Tiny Tinkerbell was spotted unattended on the university's athletics fields Sunday morning, amid the more than 35,000 gathered there for pomp and circumstance. Apparently, the 6-pound pooch wanted to join the celebration.

When Tran attempted to scoop her up, she scampered away, and a merry chase ensued — all the way to the Fullerton Creek at State College and Yorba Linda boulevards.

For most of that day, Tran drove around in a passenger cart with the friendly Tinkerbell at his side. Between performing errands for the President's Office and pausing for water breaks, Tran passed the word about the dog, in hopes of finding her owner.

The McCafferty family reunited with their dog Tinkerbell.

The McCaffertys and their wayward dog Tinkerbell.

Though she had no collar, Tran could tell that she was well cared for. "This dog belongs to someone," he told University Police officer Iris Cortes-Valle. "We need to find the owner."

While Tran was making his rounds, conferring with University Police, Public Affairs and commencement staff members, the dog's owners, Stephanie and Mark McCafferty, who live between Fullerton College and CSUF, were on their way back from a trip to Palm Springs. They headed home early when they heard their dog was missing.

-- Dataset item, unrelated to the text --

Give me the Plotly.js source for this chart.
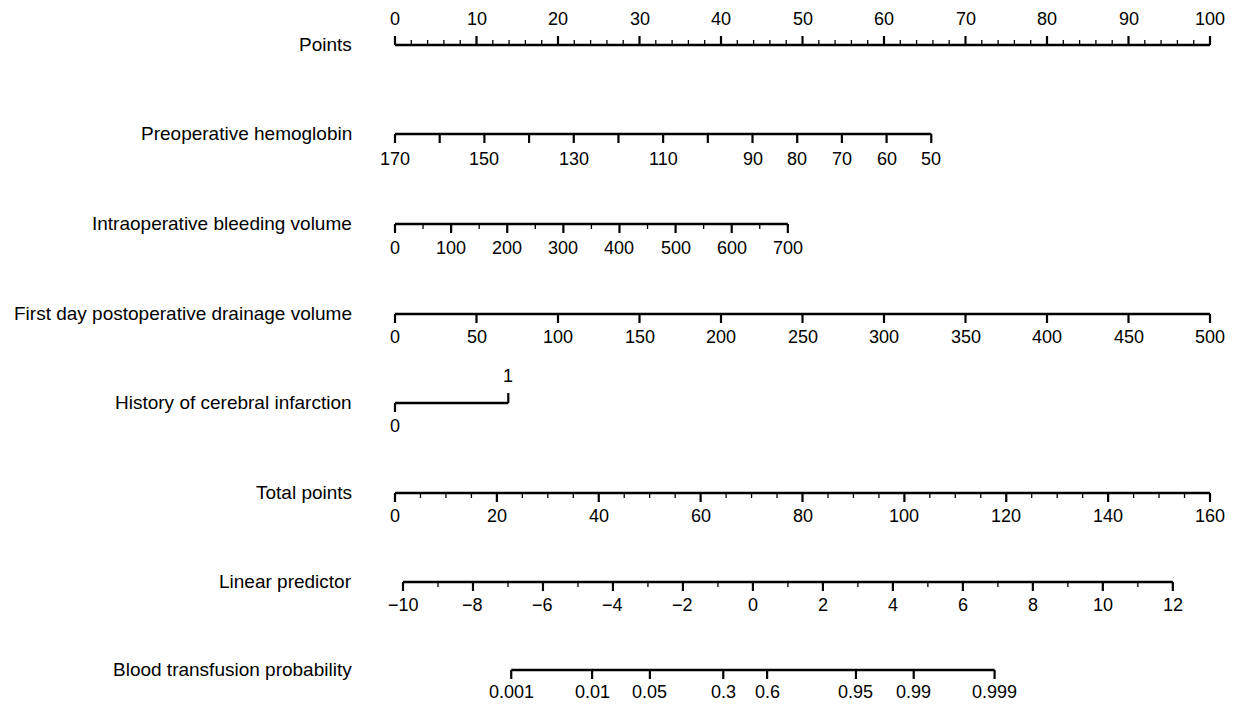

Tinkerbell had been left with a roommate, who had inadvertently left the home's back slider open. McCafferty surmises that Tinkerbell heard the neighbor kids playing next door and went outside to join them, or to find his usual playmates, the McCaffertys' sons, Timothy, 10, and Jacob, 12.

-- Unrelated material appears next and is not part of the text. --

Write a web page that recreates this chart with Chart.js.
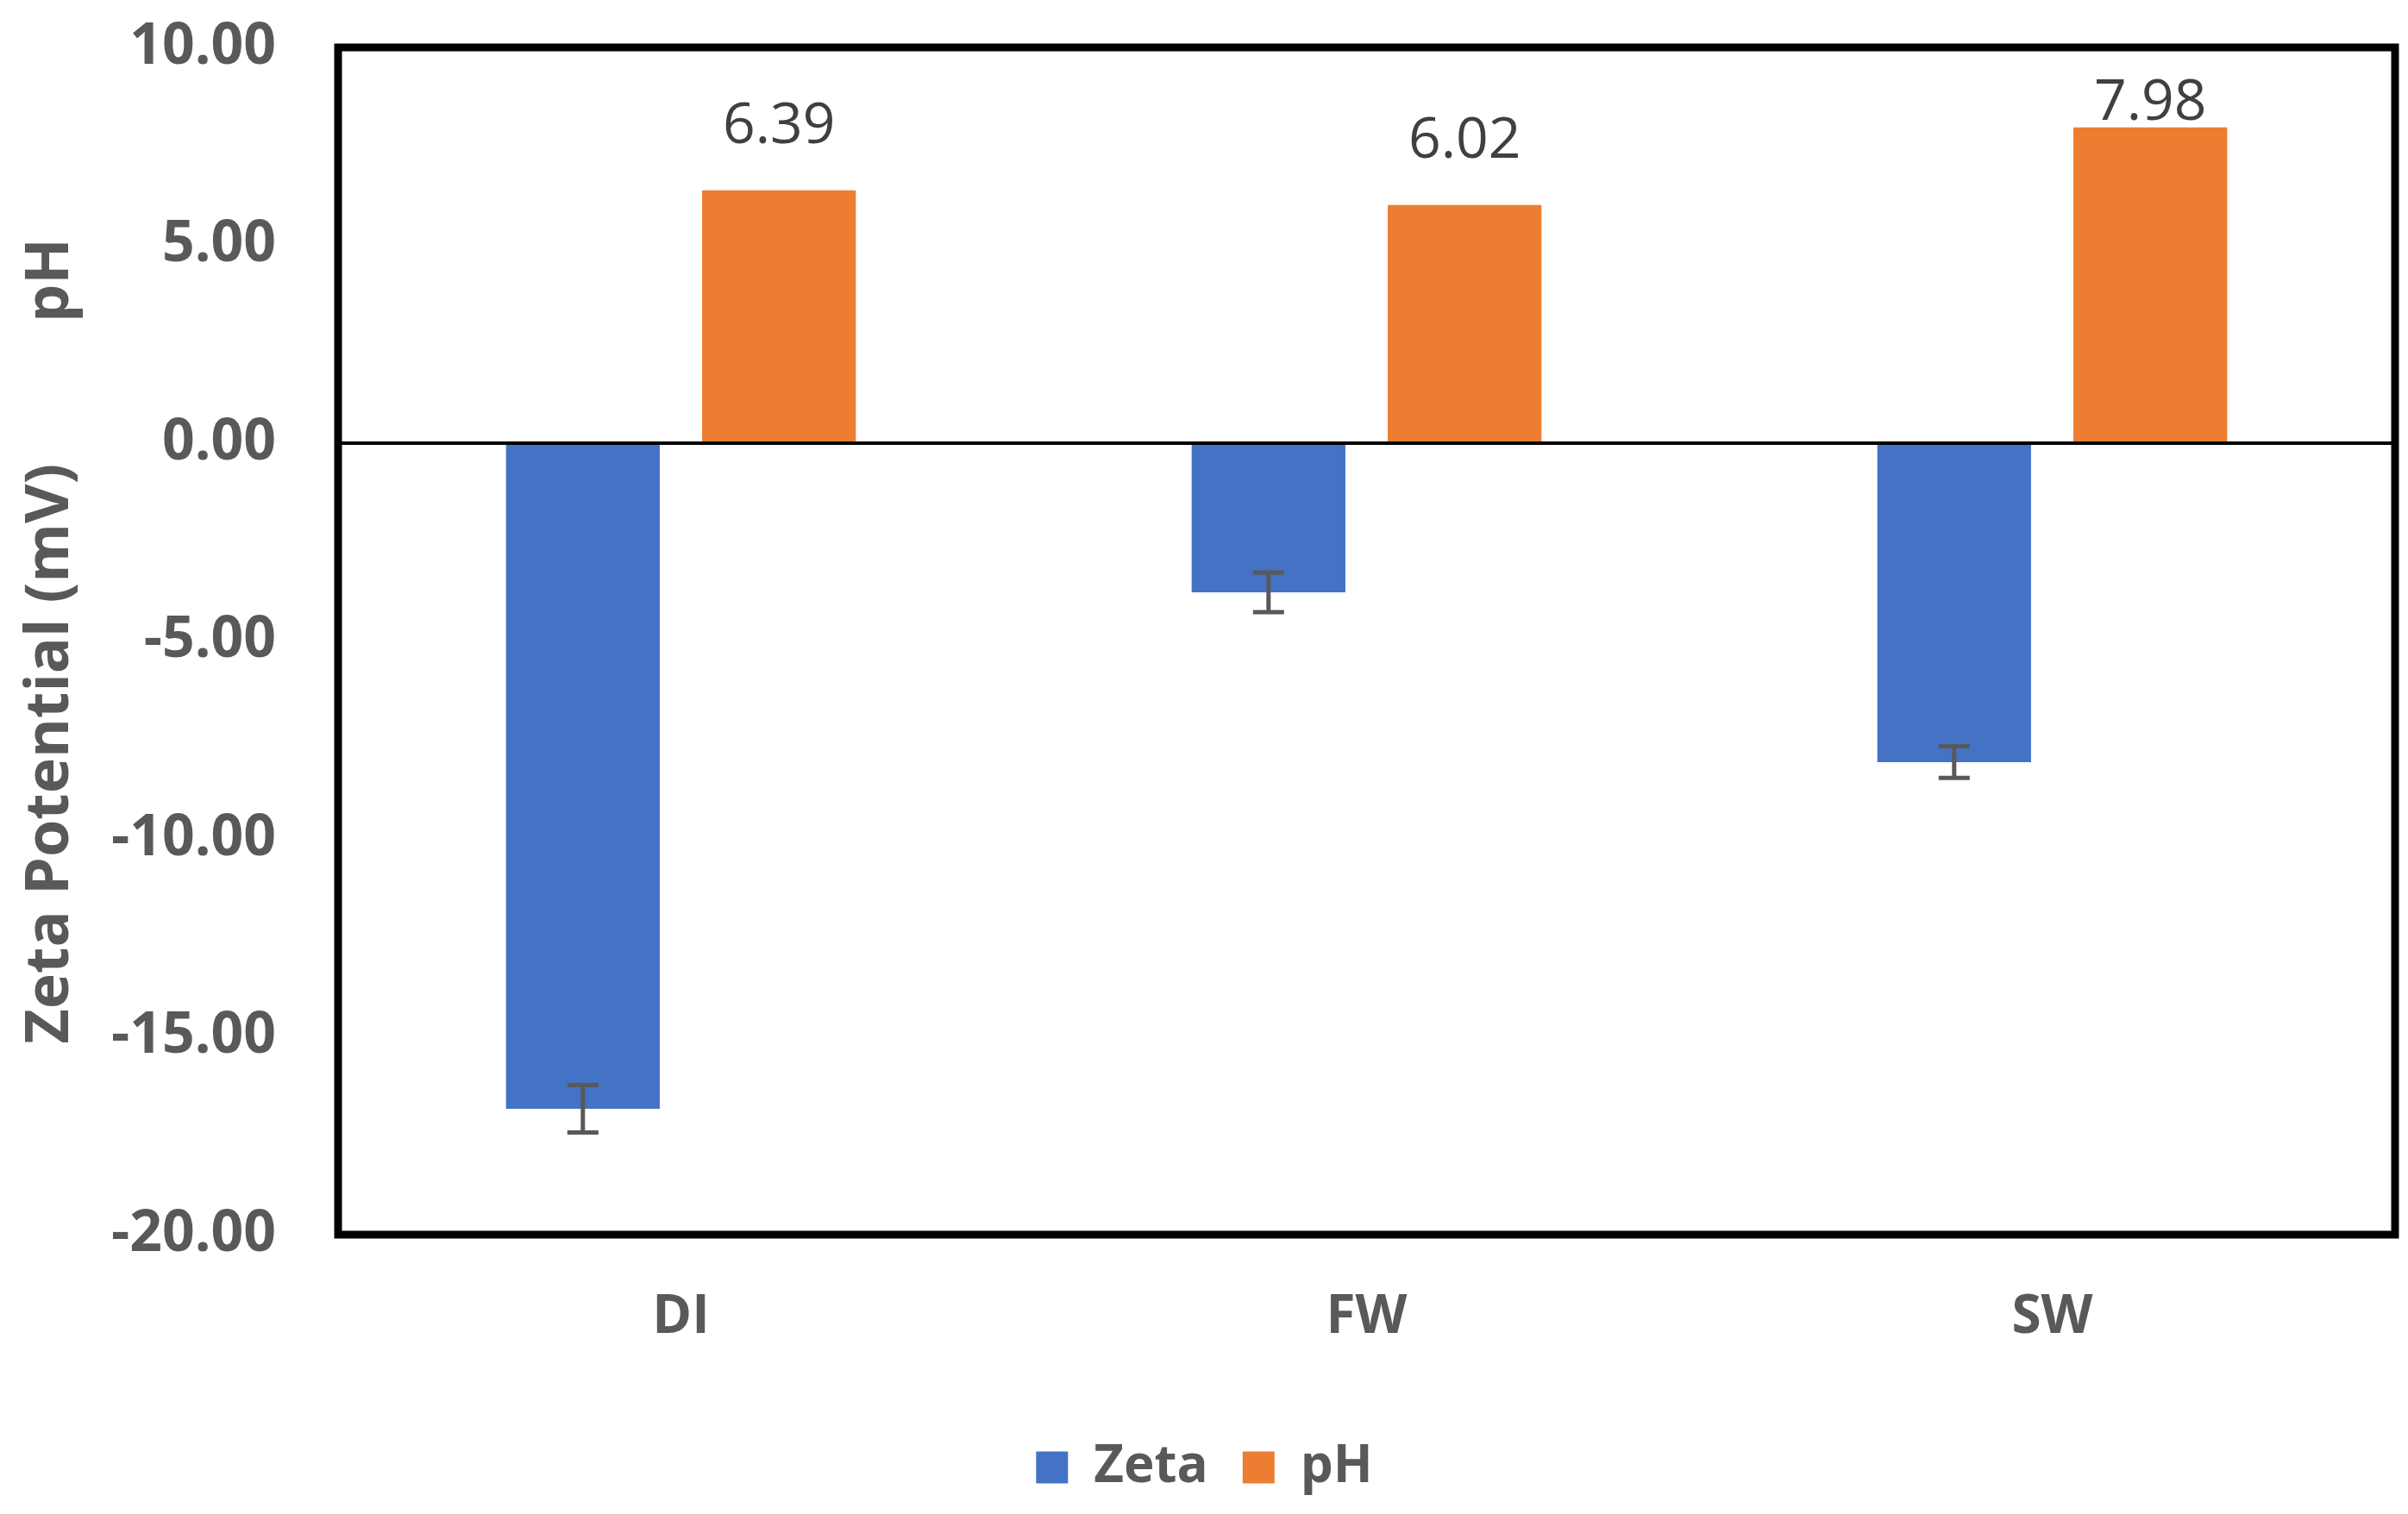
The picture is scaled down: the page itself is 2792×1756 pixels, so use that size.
<!DOCTYPE html>
<html>
<head>
<meta charset="utf-8">
<script src="https://cdn.jsdelivr.net/npm/chart.js@4.4.1/dist/chart.umd.min.js"></script>
<style>
    body { margin: 0; background: #fff; }
    #wrap { width: 2792px; height: 1756px; }
</style>
</head>
<body>
<div id="wrap"><canvas id="chart" width="2792" height="1756"></canvas></div>
<script>
// Zeta potential and pH per water type
const categories = ['DI', 'FW', 'SW'];
const zetaValues = [-16.82, -3.77, -8.06];
const zetaErrors = [0.60, 0.50, 0.40];
const phValues = [6.39, 6.02, 7.98];
const yTicks = [-20, -15, -10, -5, 0, 5, 10];

const grey = '#595959';

// Frame round the plot area plus the zero line
const framePlugin = {
    id: 'frame',
    afterDatasetsDraw(chart) {
        const { ctx, chartArea, scales } = chart;
        const y0 = scales.y.getPixelForValue(0);
        ctx.save();
        ctx.strokeStyle = '#000';
        ctx.lineWidth = 4;
        ctx.beginPath();
        ctx.moveTo(chartArea.left, y0);
        ctx.lineTo(chartArea.right, y0);
        ctx.stroke();
        ctx.lineWidth = 9;
        ctx.strokeRect(chartArea.left, chartArea.top, chartArea.right - chartArea.left, chartArea.bottom - chartArea.top);
        ctx.restore();
    }
};

// Error bars on the zeta series
const errorBarPlugin = {
    id: 'errorBars',
    afterDatasetsDraw(chart) {
        const { ctx, scales } = chart;
        const meta = chart.getDatasetMeta(0);
        ctx.save();
        ctx.strokeStyle = grey;
        ctx.lineWidth = 5;
        meta.data.forEach((bar, i) => {
            const v = zetaValues[i];
            const e = zetaErrors[i];
            const yHi = scales.y.getPixelForValue(v + e);
            const yLo = scales.y.getPixelForValue(v - e);
            const half = 18;
            ctx.beginPath();
            ctx.moveTo(bar.x, yHi);
            ctx.lineTo(bar.x, yLo);
            ctx.moveTo(bar.x - half, yHi);
            ctx.lineTo(bar.x + half, yHi);
            ctx.moveTo(bar.x - half, yLo);
            ctx.lineTo(bar.x + half, yLo);
            ctx.stroke();
        });
        ctx.restore();
    }
};

// Value labels above the pH bars, kept inside the plot area
const valueLabelPlugin = {
    id: 'valueLabels',
    afterDatasetsDraw(chart) {
        const { ctx, chartArea } = chart;
        const meta = chart.getDatasetMeta(1);
        ctx.save();
        ctx.font = '66px "Open Sans"';
        ctx.fillStyle = '#404040';
        ctx.textAlign = 'center';
        ctx.textBaseline = 'alphabetic';
        meta.data.forEach((bar, i) => {
            const y = Math.max(bar.y - 55, chartArea.top + 84);
            ctx.fillText(phValues[i].toFixed(2), bar.x, y);
        });
        ctx.restore();
    }
};

new Chart(document.getElementById('chart'), {
    type: 'bar',
    data: {
        labels: categories,
        datasets: [
            {
                label: 'Zeta',
                data: zetaValues,
                backgroundColor: '#4472C4',
                borderWidth: 0,
                categoryPercentage: 0.572,
                barPercentage: 0.784
            },
            {
                label: 'pH',
                data: phValues,
                backgroundColor: '#ED7D31',
                borderWidth: 0,
                categoryPercentage: 0.572,
                barPercentage: 0.784
            }
        ]
    },
    options: {
        responsive: false,
        devicePixelRatio: 1,
        animation: false,
        layout: { padding: { top: 55, right: 15, bottom: 14, left: 16 } },
        plugins: {
            legend: {
                position: 'bottom',
                labels: {
                    boxWidth: 37,
                    boxHeight: 37,
                    padding: 40,
                    color: grey,
                    font: { family: 'Open Sans', size: 60, weight: 'bold' }
                }
            },
            tooltip: { enabled: false }
        },
        scales: {
            x: {
                grid: { display: false, drawTicks: false },
                border: { display: false },
                ticks: {
                    padding: 59,
                    color: grey,
                    font: { family: 'Open Sans', size: 62, weight: 'bold' }
                },
                afterFit(scale) { scale.height = 200; }
            },
            y: {
                min: yTicks[0],
                max: yTicks[yTicks.length - 1],
                afterBuildTicks(scale) {
                    scale.ticks = yTicks.map(v => ({ value: v }));
                },
                grid: { display: false, drawTicks: false },
                border: { display: false },
                ticks: {
                    padding: 72,
                    color: grey,
                    font: { family: 'Open Sans', size: 66, weight: 'bold' },
                    callback: (value) => Number(value).toFixed(2)
                },
                title: {
                    display: true,
                    text: 'Zeta Potential (mV)         pH',
                    color: grey,
                    font: { family: 'Open Sans', size: 70, weight: 'bold' },
                    padding: { top: 1, bottom: 0 }
                },
                afterFit(scale) {
                    scale.width = 376;
                    // tick padding would otherwise push the plot down
                    scale.paddingTop = 0;
                    scale.paddingBottom = 0;
                }
            }
        }
    },
    plugins: [framePlugin, errorBarPlugin, valueLabelPlugin]
});
</script>
</body>
</html>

"She loves to be the center of attention," he said.

Once back at home, the McCaffertys posted fliers and posters in and around their neighborhood and conducted a search.

"We drove up and down State College and Nutwood," McCafferty recalled, but didn't imagine Tinkerbell might be on campus checking out the festivities.

Sunday night, Tran took Tinkerbell home, where she played with his cat, and the next morning, they visited a veterinarian to check for a microchip, but none was found.

"I had a list of 25 volunteers willing to take her if the owners couldn't be found," he said. Monday afternoon, Tran was interviewed by the Orange County Register for a story about the lost dog that appeared on the newspaper's website.

That night on her way home from work, Cathy Parra, confidential administrative secretary in the Office of University Counsel, noticed the McCaffertys' posters near Troy and Rosary high schools and recalled the "lost dog" message she'd seen on the university's Web site. She’d met Tinkerbell during Tran’s rounds, so called to alert Tran that the pooch he had rescued might be the missing dog in the McCafferty household.

After a phone call screening and a review of photos sent by the McCaffertys, a reunion was arranged.

"It was a beautiful moment seeing the dog reunited with her family," said Tran, who snapped a photo as a keepsake. "When Tinkerbell spotted them, her tail wagged so fast she could have flown."

The McCaffertys, in turn, are grateful Tinkerbell met up with a prince.